WHAT YOU ARE ASKED TO DO =>
Word for word, transcribe the lines below and drop the pictures.

SOURCE MATERIAL =>
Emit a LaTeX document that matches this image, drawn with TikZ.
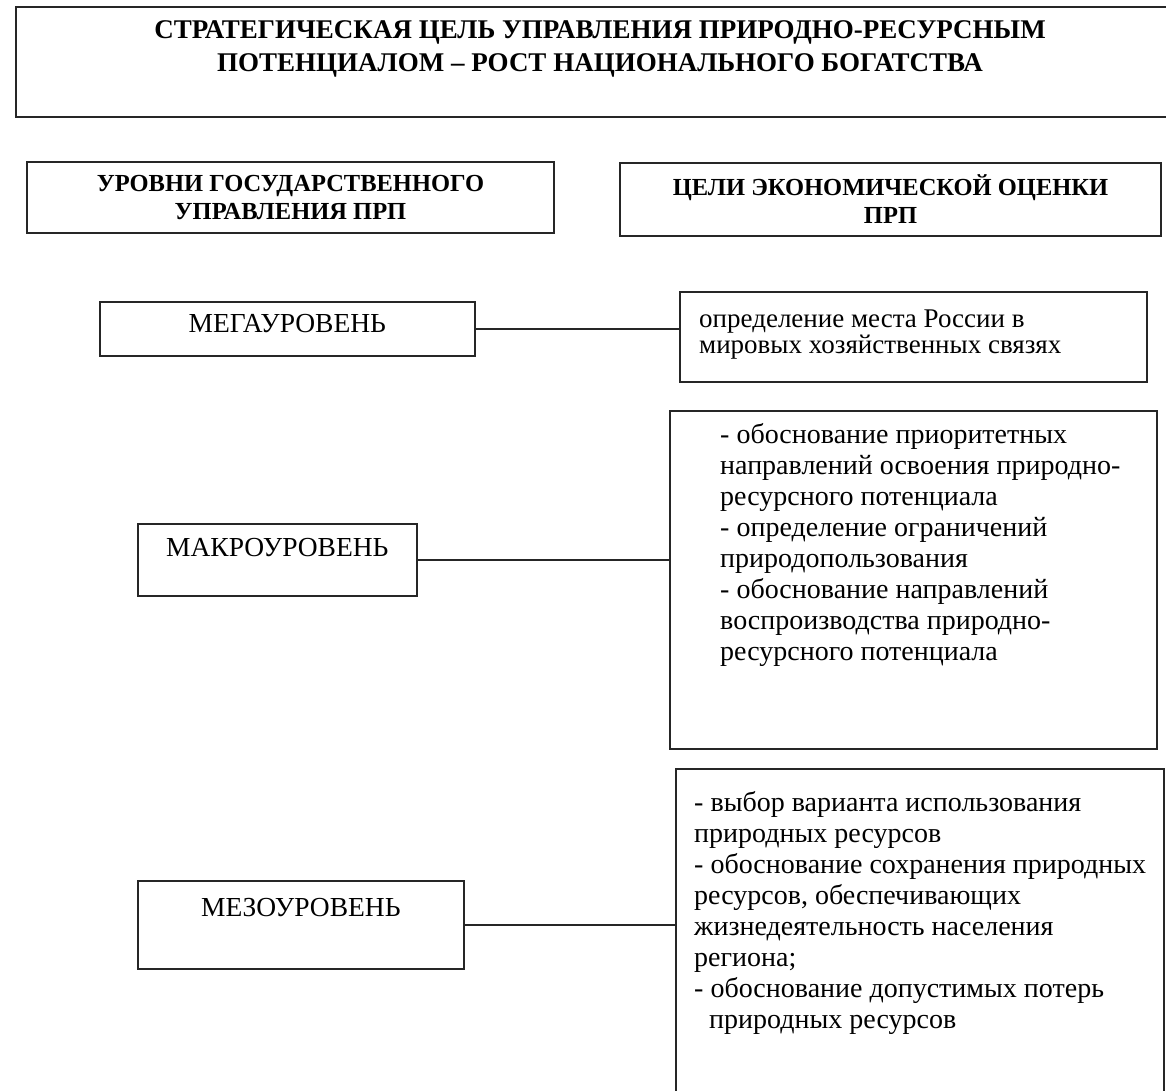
\documentclass[tikz,border=0pt]{standalone}
\usepackage{fontspec}
\setmainfont{Liberation Serif}
\usetikzlibrary{positioning}
\def\titlefont{\bfseries\fontsize{27}{33}\selectfont}
\def\headfont{\bfseries\fontsize{24.5}{28}\selectfont}
\def\lvlfont{\fontsize{27.5}{30}\selectfont}
\def\goalfont{\fontsize{28}{31}\selectfont}

\begin{document}
\begin{tikzpicture}[x=1pt,y=-1pt,
    box/.style={draw=black!85,line width=1.7pt,inner sep=0pt,anchor=north west},
    lvltext/.style={font=\lvlfont,inner sep=0pt},
    goaltext/.style={font=\goalfont,align=left,anchor=north west,inner sep=0pt},
    link/.style={draw=black!85,line width=1.7pt}]
\useasboundingbox (0,0) rectangle (1166,1091);
% strategic goal
\node[box,minimum width=1158,minimum height=110] (goal) at (15,6) {};
\node[font=\titlefont,align=center] (title) at (600,49)
  {СТРАТЕГИЧЕСКАЯ ЦЕЛЬ УПРАВЛЕНИЯ ПРИРОДНО-РЕСУРСНЫМ\\ПОТЕНЦИАЛОМ – РОСТ НАЦИОНАЛЬНОГО БОГАТСТВА};
% column headers
\node[box,anchor=center,minimum width=527,minimum height=71,font=\headfont,align=center] (levels) at (290.5,197.5)
  {УРОВНИ ГОСУДАРСТВЕННОГО\\УПРАВЛЕНИЯ ПРП};
\node[box,anchor=center,minimum width=541,minimum height=73,font=\headfont,align=center] (aims) at (890.5,199.5)
  {ЦЕЛИ ЭКОНОМИЧЕСКОЙ ОЦЕНКИ\\ПРП};
% levels
\node[box,minimum width=375,minimum height=54] (mega) at (99,301) {};
\node[lvltext,below=13pt of mega.north] (megatext) {МЕГАУРОВЕНЬ};
\node[box,minimum width=279,minimum height=72] (makro) at (137,523) {};
\node[lvltext,below=15pt of makro.north] (makrotext) {МАКРОУРОВЕНЬ};
\node[box,minimum width=326,minimum height=88] (mezo) at (137,880) {};
\node[lvltext,below=18pt of mezo.north] (mezotext) {МЕЗОУРОВЕНЬ};
% aims of the evaluation
\node[box,minimum width=467,minimum height=90] (megaaim) at (679,291) {};
\node[goaltext,font=\fontsize{27}{26}\selectfont] at (699,310)
  {определение места России в\\мировых хозяйственных связях};
\node[box,minimum width=487,minimum height=338] (makroaim) at (669,410) {};
\node[goaltext] at (720,423)
  {- обоснование приоритетных\\направлений освоения природно-\\ресурсного потенциала\\- определение ограничений\\природопользования\\- обоснование направлений\\воспроизводства природно-\\ресурсного потенциала};
\node[box,minimum width=488,minimum height=340] (mezoaim) at (675,768) {};
\node[goaltext] at (694,791)
  {- выбор варианта использования\\природных ресурсов\\- обоснование сохранения природных\\ресурсов, обеспечивающих\\жизнедеятельность населения\\региона;\\- обоснование допустимых потерь\\\hspace*{15pt}природных ресурсов};
% links
\draw[link] (mega.east) -- (mega.east -| megaaim.west);
\draw[link] (makro.east) -- (makro.east -| makroaim.west);
\draw[link] (mezo.east) -- (mezo.east -| mezoaim.west);
\end{tikzpicture}
\end{document}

ANSWER FOR THIS EXERCISE =>
Emit a LaTeX document that matches this image, drawn with TikZ.
\documentclass[tikz,border=0pt]{standalone}
\usepackage{fontspec}
\setmainfont{Liberation Serif}
\usetikzlibrary{positioning}
\def\titlefont{\bfseries\fontsize{27}{33}\selectfont}
\def\headfont{\bfseries\fontsize{24.5}{28}\selectfont}
\def\lvlfont{\fontsize{27.5}{30}\selectfont}
\def\goalfont{\fontsize{28}{31}\selectfont}

\begin{document}
\begin{tikzpicture}[x=1pt,y=-1pt,
    box/.style={draw=black!85,line width=1.7pt,inner sep=0pt,anchor=north west},
    lvltext/.style={font=\lvlfont,inner sep=0pt},
    goaltext/.style={font=\goalfont,align=left,anchor=north west,inner sep=0pt},
    link/.style={draw=black!85,line width=1.7pt}]
\useasboundingbox (0,0) rectangle (1166,1091);
% strategic goal
\node[box,minimum width=1158,minimum height=110] (goal) at (15,6) {};
\node[font=\titlefont,align=center] (title) at (600,49)
  {СТРАТЕГИЧЕСКАЯ ЦЕЛЬ УПРАВЛЕНИЯ ПРИРОДНО-РЕСУРСНЫМ\\ПОТЕНЦИАЛОМ – РОСТ НАЦИОНАЛЬНОГО БОГАТСТВА};
% column headers
\node[box,anchor=center,minimum width=527,minimum height=71,font=\headfont,align=center] (levels) at (290.5,197.5)
  {УРОВНИ ГОСУДАРСТВЕННОГО\\УПРАВЛЕНИЯ ПРП};
\node[box,anchor=center,minimum width=541,minimum height=73,font=\headfont,align=center] (aims) at (890.5,199.5)
  {ЦЕЛИ ЭКОНОМИЧЕСКОЙ ОЦЕНКИ\\ПРП};
% levels
\node[box,minimum width=375,minimum height=54] (mega) at (99,301) {};
\node[lvltext,below=13pt of mega.north] (megatext) {МЕГАУРОВЕНЬ};
\node[box,minimum width=279,minimum height=72] (makro) at (137,523) {};
\node[lvltext,below=15pt of makro.north] (makrotext) {МАКРОУРОВЕНЬ};
\node[box,minimum width=326,minimum height=88] (mezo) at (137,880) {};
\node[lvltext,below=18pt of mezo.north] (mezotext) {МЕЗОУРОВЕНЬ};
% aims of the evaluation
\node[box,minimum width=467,minimum height=90] (megaaim) at (679,291) {};
\node[goaltext,font=\fontsize{27}{26}\selectfont] at (699,310)
  {определение места России в\\мировых хозяйственных связях};
\node[box,minimum width=487,minimum height=338] (makroaim) at (669,410) {};
\node[goaltext] at (720,423)
  {- обоснование приоритетных\\направлений освоения природно-\\ресурсного потенциала\\- определение ограничений\\природопользования\\- обоснование направлений\\воспроизводства природно-\\ресурсного потенциала};
\node[box,minimum width=488,minimum height=340] (mezoaim) at (675,768) {};
\node[goaltext] at (694,791)
  {- выбор варианта использования\\природных ресурсов\\- обоснование сохранения природных\\ресурсов, обеспечивающих\\жизнедеятельность населения\\региона;\\- обоснование допустимых потерь\\\hspace*{15pt}природных ресурсов};
% links
\draw[link] (mega.east) -- (mega.east -| megaaim.west);
\draw[link] (makro.east) -- (makro.east -| makroaim.west);
\draw[link] (mezo.east) -- (mezo.east -| mezoaim.west);
\end{tikzpicture}
\end{document}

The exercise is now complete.